Évidemment, en considérant Aristote comme un « exécrable sophiste » et Platon comme un « plaisantin de bonne compagnie », Bacon exécutait littéralement la science de son époque. Et voici comment Bacon dénonce la situation dans les établissements supérieurs ; pas difficile de voir qu’aujourd’hui le panorama bourgeois est tout aussi décadent, dépassé historiquement :

« Dans les usages et l’organisation des académies, des collèges et des collectivités de ce genre, qui sont destinés à la résidence et la collaboration de avants, on constate que tout s’oppose au progrès des sciences. En effet, il y a là une grande majorité de professeurs qui, en outre, ne pensent qu’à l’argent.

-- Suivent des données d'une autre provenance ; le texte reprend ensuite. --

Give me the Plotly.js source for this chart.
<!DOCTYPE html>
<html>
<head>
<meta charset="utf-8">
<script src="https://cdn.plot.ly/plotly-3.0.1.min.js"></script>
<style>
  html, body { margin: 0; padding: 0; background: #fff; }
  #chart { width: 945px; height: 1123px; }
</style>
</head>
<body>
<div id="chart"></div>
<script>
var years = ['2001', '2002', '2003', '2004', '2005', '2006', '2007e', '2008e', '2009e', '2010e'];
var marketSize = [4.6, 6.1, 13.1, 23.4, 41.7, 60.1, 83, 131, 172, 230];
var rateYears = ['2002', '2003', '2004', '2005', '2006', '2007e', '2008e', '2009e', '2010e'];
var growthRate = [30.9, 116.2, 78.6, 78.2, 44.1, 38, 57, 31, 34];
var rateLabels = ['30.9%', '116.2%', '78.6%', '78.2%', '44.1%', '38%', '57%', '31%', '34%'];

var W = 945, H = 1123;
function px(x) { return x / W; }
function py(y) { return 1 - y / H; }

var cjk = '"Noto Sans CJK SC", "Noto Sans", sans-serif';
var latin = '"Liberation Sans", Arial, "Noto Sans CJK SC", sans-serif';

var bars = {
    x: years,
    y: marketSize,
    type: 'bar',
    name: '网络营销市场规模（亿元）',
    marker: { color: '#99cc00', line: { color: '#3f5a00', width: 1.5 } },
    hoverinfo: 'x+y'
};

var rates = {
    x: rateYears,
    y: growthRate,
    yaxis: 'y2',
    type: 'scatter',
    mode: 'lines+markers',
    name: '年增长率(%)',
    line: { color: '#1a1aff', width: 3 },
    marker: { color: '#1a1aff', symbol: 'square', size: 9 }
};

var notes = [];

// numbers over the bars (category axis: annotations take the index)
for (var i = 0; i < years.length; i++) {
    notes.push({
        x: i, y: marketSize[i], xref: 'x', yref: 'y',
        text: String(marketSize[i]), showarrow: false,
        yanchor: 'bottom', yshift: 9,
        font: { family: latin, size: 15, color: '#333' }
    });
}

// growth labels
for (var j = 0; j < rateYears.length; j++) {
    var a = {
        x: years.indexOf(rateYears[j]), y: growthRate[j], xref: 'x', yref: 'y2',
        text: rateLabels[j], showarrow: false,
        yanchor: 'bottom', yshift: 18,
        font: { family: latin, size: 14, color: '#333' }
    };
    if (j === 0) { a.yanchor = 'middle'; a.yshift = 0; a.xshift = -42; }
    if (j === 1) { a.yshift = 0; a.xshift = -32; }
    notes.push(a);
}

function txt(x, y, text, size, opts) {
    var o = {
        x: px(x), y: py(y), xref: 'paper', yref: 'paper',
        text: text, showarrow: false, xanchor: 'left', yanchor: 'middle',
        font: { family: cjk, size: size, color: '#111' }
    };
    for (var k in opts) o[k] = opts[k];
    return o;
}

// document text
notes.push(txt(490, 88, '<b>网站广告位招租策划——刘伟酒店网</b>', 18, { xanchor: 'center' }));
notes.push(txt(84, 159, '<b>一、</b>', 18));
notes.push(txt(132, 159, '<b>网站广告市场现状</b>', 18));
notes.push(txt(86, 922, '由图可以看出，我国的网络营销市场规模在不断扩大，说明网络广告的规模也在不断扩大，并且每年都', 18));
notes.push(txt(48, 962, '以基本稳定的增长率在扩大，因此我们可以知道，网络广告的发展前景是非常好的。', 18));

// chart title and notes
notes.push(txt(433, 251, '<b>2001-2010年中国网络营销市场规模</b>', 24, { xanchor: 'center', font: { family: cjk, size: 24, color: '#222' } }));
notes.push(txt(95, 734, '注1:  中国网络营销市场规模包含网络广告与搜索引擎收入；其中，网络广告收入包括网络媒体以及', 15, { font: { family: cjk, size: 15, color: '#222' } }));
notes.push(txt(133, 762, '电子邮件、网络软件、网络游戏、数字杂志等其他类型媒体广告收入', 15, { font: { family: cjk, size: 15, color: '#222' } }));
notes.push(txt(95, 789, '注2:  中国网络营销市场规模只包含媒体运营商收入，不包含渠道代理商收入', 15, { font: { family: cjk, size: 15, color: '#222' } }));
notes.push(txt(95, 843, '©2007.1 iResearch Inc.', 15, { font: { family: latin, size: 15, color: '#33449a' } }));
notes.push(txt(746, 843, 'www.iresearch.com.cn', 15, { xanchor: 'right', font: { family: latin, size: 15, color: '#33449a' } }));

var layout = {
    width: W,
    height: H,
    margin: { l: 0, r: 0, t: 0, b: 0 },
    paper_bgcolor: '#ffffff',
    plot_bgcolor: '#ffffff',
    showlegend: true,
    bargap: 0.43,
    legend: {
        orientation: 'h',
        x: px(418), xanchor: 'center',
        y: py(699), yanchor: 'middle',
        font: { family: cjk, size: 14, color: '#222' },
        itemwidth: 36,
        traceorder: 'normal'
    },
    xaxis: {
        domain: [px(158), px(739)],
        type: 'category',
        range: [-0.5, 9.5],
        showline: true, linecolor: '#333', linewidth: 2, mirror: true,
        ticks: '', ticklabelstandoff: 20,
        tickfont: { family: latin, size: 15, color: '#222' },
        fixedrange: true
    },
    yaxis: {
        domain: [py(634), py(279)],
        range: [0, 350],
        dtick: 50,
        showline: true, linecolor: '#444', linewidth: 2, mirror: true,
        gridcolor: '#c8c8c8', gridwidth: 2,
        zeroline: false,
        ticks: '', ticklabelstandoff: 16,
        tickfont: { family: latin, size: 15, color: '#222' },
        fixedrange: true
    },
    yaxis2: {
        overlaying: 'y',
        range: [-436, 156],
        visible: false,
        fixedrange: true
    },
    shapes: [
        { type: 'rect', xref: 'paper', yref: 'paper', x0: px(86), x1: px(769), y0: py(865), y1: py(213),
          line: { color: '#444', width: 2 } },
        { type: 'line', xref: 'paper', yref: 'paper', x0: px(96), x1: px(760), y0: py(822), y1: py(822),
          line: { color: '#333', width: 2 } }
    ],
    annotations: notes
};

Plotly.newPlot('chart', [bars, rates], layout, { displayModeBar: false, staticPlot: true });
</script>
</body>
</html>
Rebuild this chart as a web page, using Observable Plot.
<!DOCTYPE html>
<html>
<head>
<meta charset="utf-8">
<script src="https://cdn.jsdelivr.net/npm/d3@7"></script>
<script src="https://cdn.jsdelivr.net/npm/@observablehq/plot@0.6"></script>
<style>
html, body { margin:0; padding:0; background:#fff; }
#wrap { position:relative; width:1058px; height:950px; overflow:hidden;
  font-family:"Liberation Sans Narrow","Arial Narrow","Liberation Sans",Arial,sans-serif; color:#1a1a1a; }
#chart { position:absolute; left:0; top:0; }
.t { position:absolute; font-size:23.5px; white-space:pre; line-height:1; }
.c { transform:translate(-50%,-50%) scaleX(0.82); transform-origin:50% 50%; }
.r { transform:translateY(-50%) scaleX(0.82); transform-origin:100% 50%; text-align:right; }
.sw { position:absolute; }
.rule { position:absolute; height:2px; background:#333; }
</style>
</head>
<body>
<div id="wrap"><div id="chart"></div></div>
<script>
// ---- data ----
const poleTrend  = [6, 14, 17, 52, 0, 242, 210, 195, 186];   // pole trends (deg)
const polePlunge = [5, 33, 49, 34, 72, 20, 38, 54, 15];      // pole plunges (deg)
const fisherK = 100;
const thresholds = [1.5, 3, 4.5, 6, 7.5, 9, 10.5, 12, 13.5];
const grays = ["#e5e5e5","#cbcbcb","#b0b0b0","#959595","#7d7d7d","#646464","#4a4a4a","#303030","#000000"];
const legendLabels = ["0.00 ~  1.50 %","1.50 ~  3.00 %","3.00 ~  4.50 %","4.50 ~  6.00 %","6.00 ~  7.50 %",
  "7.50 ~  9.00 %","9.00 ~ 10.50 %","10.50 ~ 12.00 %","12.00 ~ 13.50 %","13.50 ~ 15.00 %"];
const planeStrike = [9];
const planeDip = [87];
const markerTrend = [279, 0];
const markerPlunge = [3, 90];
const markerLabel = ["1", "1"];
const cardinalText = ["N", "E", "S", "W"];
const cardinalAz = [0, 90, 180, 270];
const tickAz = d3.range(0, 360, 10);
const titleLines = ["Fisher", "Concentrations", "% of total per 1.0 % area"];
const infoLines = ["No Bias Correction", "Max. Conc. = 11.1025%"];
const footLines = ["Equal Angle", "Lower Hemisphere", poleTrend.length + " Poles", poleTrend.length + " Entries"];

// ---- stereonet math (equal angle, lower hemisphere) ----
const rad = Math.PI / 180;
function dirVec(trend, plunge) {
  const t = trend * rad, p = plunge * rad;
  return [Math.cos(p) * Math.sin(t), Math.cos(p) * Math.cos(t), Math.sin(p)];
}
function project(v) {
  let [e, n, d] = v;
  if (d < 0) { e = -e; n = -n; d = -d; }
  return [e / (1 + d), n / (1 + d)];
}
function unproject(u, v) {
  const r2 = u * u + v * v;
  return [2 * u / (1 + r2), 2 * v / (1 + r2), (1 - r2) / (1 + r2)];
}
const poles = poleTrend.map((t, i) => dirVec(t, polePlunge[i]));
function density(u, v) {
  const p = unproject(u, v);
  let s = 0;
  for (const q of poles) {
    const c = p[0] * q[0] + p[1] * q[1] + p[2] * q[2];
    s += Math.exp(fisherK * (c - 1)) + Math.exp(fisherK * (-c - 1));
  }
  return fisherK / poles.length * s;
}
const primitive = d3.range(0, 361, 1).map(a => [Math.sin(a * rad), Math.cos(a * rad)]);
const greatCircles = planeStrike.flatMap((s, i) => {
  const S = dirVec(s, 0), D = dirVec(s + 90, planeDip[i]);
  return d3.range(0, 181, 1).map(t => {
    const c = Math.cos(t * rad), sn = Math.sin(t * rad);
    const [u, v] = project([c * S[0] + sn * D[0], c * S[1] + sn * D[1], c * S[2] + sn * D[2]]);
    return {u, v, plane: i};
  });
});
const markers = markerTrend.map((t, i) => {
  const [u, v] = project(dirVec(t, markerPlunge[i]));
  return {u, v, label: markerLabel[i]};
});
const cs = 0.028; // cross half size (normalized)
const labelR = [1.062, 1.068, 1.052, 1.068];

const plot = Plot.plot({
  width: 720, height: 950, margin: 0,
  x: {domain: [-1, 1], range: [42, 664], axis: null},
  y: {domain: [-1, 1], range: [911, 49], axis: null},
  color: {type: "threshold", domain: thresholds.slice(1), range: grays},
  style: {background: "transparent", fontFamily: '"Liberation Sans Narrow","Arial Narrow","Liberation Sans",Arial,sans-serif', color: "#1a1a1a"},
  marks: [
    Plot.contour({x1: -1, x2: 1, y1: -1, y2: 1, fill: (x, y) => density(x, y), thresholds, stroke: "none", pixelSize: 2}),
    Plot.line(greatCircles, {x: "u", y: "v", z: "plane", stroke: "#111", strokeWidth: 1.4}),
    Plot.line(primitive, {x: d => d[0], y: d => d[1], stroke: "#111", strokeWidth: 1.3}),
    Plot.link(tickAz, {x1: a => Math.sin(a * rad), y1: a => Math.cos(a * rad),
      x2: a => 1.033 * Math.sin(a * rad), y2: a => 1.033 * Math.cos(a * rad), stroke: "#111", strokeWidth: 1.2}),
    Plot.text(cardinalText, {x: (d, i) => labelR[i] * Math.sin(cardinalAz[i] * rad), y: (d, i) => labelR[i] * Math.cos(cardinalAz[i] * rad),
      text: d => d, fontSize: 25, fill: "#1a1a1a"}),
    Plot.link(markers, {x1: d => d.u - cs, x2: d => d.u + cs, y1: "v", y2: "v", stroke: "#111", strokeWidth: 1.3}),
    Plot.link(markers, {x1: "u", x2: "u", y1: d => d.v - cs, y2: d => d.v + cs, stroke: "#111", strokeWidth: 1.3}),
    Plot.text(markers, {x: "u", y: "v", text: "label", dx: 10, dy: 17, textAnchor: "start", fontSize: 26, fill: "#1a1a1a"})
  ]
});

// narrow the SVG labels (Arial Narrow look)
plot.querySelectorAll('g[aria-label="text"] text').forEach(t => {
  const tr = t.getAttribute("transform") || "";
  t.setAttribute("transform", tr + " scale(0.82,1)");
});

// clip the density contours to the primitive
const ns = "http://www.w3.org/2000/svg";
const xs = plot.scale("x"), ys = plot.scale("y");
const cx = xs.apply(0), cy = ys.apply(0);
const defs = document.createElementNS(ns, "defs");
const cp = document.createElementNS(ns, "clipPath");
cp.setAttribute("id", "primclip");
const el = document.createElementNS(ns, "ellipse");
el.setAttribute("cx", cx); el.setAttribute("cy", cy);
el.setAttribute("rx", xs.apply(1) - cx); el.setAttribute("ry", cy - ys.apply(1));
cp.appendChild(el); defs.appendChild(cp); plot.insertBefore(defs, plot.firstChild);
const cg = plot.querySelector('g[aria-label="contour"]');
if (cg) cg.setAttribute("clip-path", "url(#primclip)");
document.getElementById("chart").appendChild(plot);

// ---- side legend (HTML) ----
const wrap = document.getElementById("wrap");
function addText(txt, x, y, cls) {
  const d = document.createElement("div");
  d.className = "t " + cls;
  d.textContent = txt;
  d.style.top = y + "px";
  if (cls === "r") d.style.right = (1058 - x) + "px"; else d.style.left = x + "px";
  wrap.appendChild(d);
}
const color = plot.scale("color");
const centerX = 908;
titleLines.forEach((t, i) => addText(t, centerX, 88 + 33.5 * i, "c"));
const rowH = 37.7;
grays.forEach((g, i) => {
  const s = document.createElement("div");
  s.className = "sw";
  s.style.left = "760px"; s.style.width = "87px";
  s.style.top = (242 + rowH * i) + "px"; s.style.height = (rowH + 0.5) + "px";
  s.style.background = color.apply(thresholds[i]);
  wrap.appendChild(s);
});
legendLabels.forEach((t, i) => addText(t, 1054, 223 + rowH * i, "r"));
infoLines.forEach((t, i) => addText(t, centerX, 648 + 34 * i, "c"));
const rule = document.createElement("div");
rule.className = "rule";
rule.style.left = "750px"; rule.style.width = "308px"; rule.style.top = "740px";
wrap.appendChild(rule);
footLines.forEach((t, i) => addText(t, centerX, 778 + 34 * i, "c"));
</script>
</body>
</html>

Les leçons et exercices sont arrangés de manière à empêcher quiconque de songer à sortir des thèmes habituels.

S’il arrive à quelqu’un d’user de sa liberté de recherche et de jugement, il se sentira aussitôt en proie à une grande solitude.

S’il supporte cette situation, il verra par expérience, au moment d’entreprendre une carrière, que cette ardeur et ce courage seront pour lui un obstacle considérable. En effet, les études que font les hommes dans ces sortes d’établissements se limitent pour ainsi dire aux écrits de certains auteurs, ; si l’on vient à s’en écarter ou à provoquer la controverse, on est aussitôt pris à partie comme un agité et un révolutionnaire… » (Pensées et vues sur l’interprétation de la nature ou de la science opérative)

Avec More, la pensée bourgeoise anglaise était en défensive stratégique, avec Bacon elle passe à l’équilibre stratégique. Hobbes marquera l’offensive stratégique et la victoire du matérialisme anglais, matérialisme bourgeois dans les conditions concrètes de l’Angleterre.